Many works of history are much less about the past than they are about the present. People contemplate past events to understand current problems, and in today’s fractured America, the Civil War would surely be a resonant topic for an eminent documentarian to explore. But Ken Burns has been there and done that. Instead, in our bifurcated country, where the past is relitigated daily in state legislatures and school-board meetings, Burns and his longtime co-producers, Lynn Novick and Sarah Botstein, will return to PBS this Sunday with a six-hour, three-part miniseries. They’re taking on the one history lesson that all but the most repugnant Americans can still agree on: Nazis are bad.
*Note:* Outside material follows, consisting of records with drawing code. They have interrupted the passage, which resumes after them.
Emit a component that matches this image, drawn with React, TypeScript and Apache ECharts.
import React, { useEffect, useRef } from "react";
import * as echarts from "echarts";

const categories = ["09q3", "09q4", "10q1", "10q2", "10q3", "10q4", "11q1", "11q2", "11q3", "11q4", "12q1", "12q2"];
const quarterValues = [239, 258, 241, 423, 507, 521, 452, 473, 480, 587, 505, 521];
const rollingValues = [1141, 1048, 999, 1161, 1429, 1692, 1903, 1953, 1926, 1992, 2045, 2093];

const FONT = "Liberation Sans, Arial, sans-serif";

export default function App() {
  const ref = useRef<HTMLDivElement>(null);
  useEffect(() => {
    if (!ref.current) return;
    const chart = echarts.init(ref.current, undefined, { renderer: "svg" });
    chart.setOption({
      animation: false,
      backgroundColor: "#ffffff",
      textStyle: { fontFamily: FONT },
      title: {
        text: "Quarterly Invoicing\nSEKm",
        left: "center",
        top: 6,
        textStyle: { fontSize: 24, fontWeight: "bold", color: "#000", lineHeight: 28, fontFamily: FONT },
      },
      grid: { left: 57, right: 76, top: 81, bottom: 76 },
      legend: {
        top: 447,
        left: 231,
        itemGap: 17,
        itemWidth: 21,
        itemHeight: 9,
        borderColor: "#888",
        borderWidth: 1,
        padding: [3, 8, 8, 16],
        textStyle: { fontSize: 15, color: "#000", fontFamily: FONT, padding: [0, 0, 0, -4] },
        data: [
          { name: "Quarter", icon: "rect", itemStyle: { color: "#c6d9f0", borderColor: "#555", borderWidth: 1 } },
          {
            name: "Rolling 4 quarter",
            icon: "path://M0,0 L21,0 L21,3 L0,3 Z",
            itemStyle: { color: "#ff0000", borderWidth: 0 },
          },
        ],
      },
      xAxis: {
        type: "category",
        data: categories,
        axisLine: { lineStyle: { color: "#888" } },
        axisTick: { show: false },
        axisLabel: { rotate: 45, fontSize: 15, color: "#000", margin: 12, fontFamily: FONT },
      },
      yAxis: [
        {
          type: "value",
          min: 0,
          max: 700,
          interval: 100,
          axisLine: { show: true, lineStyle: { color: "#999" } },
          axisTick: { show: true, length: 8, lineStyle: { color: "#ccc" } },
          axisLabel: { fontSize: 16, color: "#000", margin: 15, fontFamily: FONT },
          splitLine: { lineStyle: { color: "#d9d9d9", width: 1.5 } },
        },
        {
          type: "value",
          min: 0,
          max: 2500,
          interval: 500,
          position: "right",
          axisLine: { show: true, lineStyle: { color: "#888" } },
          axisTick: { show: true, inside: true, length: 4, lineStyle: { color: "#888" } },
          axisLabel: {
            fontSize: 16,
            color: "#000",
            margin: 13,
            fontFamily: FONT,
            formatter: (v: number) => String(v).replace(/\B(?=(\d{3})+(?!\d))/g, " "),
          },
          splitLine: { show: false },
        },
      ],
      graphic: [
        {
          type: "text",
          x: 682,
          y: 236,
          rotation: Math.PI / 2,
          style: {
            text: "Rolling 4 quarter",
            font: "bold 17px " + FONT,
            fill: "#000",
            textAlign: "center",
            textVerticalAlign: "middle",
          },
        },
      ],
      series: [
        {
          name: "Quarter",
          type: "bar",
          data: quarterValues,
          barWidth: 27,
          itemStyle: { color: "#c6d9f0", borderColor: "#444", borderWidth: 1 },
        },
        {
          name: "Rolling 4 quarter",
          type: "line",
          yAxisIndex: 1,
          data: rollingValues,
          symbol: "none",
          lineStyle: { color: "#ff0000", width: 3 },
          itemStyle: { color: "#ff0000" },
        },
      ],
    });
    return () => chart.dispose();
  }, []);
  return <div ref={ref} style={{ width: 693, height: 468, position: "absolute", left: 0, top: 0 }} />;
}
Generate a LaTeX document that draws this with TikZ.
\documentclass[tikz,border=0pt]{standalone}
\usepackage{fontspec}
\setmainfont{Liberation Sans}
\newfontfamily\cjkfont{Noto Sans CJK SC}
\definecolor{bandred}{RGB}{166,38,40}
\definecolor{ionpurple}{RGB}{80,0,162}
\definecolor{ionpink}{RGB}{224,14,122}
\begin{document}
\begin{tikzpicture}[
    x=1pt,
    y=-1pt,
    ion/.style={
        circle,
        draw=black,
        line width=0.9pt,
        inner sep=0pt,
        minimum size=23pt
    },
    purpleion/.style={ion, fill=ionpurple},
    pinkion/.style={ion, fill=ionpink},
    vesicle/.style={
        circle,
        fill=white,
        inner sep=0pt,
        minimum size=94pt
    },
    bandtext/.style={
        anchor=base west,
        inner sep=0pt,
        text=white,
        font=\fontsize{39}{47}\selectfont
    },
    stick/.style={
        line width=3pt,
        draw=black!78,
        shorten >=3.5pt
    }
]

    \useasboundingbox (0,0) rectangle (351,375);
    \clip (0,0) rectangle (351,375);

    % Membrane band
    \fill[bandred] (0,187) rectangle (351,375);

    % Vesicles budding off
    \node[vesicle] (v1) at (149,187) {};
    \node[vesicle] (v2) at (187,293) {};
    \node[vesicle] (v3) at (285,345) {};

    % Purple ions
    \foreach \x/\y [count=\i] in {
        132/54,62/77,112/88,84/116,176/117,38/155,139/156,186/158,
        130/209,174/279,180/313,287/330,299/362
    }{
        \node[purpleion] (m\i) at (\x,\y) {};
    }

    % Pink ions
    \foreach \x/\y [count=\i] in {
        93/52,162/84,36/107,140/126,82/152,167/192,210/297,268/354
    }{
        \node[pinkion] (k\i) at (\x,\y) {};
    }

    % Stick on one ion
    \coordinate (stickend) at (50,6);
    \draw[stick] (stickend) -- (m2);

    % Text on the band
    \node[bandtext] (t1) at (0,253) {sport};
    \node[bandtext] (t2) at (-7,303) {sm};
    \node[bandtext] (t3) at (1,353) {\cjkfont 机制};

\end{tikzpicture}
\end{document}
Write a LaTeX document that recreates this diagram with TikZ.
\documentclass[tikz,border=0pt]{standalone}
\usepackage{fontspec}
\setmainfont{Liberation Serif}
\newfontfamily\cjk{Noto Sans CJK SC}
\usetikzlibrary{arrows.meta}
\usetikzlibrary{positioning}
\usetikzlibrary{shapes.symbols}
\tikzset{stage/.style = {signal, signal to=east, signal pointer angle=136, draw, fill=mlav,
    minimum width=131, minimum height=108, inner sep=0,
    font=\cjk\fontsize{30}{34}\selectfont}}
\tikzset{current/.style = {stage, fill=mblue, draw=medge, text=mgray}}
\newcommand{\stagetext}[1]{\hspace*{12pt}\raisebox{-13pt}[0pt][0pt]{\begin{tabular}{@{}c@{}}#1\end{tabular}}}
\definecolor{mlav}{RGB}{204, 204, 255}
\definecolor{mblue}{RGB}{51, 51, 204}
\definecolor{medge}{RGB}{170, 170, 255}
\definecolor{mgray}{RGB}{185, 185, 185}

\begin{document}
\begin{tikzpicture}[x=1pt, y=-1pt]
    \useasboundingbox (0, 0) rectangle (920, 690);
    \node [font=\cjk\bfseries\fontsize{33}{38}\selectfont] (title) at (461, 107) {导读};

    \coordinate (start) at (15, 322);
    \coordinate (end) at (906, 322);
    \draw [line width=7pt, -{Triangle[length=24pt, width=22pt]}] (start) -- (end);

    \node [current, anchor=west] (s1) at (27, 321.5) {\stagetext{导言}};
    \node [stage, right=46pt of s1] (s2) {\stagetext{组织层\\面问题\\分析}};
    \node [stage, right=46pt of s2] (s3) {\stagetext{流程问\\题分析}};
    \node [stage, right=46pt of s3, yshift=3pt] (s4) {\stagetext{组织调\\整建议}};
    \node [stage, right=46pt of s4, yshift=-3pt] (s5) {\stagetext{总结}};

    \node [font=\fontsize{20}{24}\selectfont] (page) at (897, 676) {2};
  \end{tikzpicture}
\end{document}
It’s rather dismal that this lesson bears repeating, but apparently it does—especially now, when fascist-leaning rhetoric from both everyday losers and world leaders is often treated as just another edgy meme. Burns and his colleagues, however, remind us of the true stakes of that discourse. Their excellent project, which should be required viewing for all Americans, is about not just the Holocaust, but the U.S. and the Holocaust—an apt title for a series that looks squarely at this country’s record of apathy at best, and malevolence at worst, toward the victims of genocide. It confronts a topic that many Americans of every political strip prefer to avoid: responsibility.

The question of American bystanderism during the Holocaust is well-trod territory among historians, dating at least to Arthur Morse’s 1968 book, While Six Million Died, and likely heartily debated even earlier. What’s new in recent years is the death of several baseline public assumptions that once guided postwar American life: that America is invariably a force for good, that anti-Semitism died in the Holocaust, and that democracy always wins. With the erosion of those ideas, The U.S. and the Holocaust reveals a dark perspective on democracy’s limits—perhaps even darker than the producers intended.